Zo heeft de universiteit geen uniforme wervingsstrategie en toelatingscriteria voor promovendi, constateert de commissie. De beoordeling van PhD-kandidaten vindt nu vaak plaats op het niveau van onderzoekscholen en leerstoelgroepen. Die hebben elk hun eigen maatstaven. De commissie adviseert om dat centraal de regelen, op het niveau van de Wageningen Graduate School.
Voorts merkte de commissie op dat de kwaliteit van de PhD-begeleiding uiteen loopt. Soms krijgen promovendi niet de promotor die qua leeropdracht het beste aansluit bij hun onderzoek, maar krijgen ze een promotor toegewezen die hen vanwege Tenure Track eisen of financiele redenen moet begeleiden. Dat is niet wenselijk, aldus de commissie. Die wil graag ook uniforme regels binnen de universiteit voor het co-auteurschap. Bij sommige leerstoelgroepen publiceert de hoogleraar altijd mee met zijn promovendi, hoe gering zijn of haar rol in het onderzoek ook is, in andere groepen is de hoogleraar alleen co-auteur als hij een bijdrage aan het onderzoek heeft geleverd. Daar moeten richtlijnen voor komen, vindt de commissie.

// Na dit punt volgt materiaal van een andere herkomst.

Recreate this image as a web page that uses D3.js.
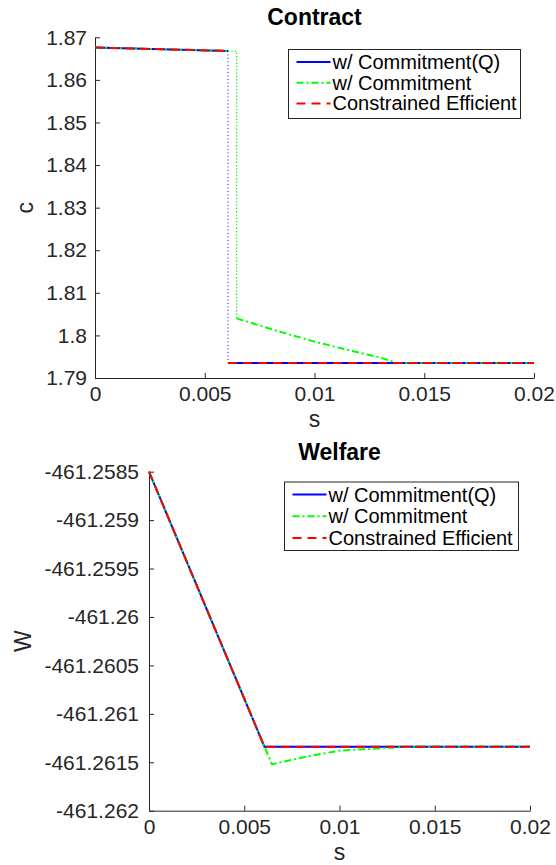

Ook vindt de commissie de beoordeling van de promotie als ‘sufficient’, ‘good’, ‘very good’ en ‘excellent’ niet goed, omdat dat oordeel niet op eenduidige en transparante wijze tot stand komt. Vaak wordt het oordeel bepaald door de meest kritische opponent. De commissie adviseert om dit grading system te beëindigen. Ook wil de commissie af van de Wageningse regel dat maar 3 procent van de promoties ‘cum laude’ mag zijn. ‘Wees geen slaaf van de percentages’, zei commissievoorzitter Lanares, ‘maar beoordeel per onderzoeksveld welke promoties er uitspringen. Ik kan me voorstellen dat er op zo’n goede universiteit als Wageningen meer dan 3 procent van de PhD’s cum laude promoveert.’
Wageningen heeft een goed PhD-programma, maar veel is decentraal en informeel geregeld in de zeven thematische onderzoekscholen van de universiteit, constateert de visitatiecommissie. De overkoepelende Wageningen Graduate School, met dean Johan van Arendonk, mag een sterkere regierol krijgen van de commissie. Deze WGS zou een transparant kwaliteits- en beoordelingssysteem moeten optuigen voor het Wageningse PhD-programma.
De commissie gaf op 16 januari een mondelinge samenvatting van hun bevindingen. Het rapport van de commissie verschijnt over circa drie maanden.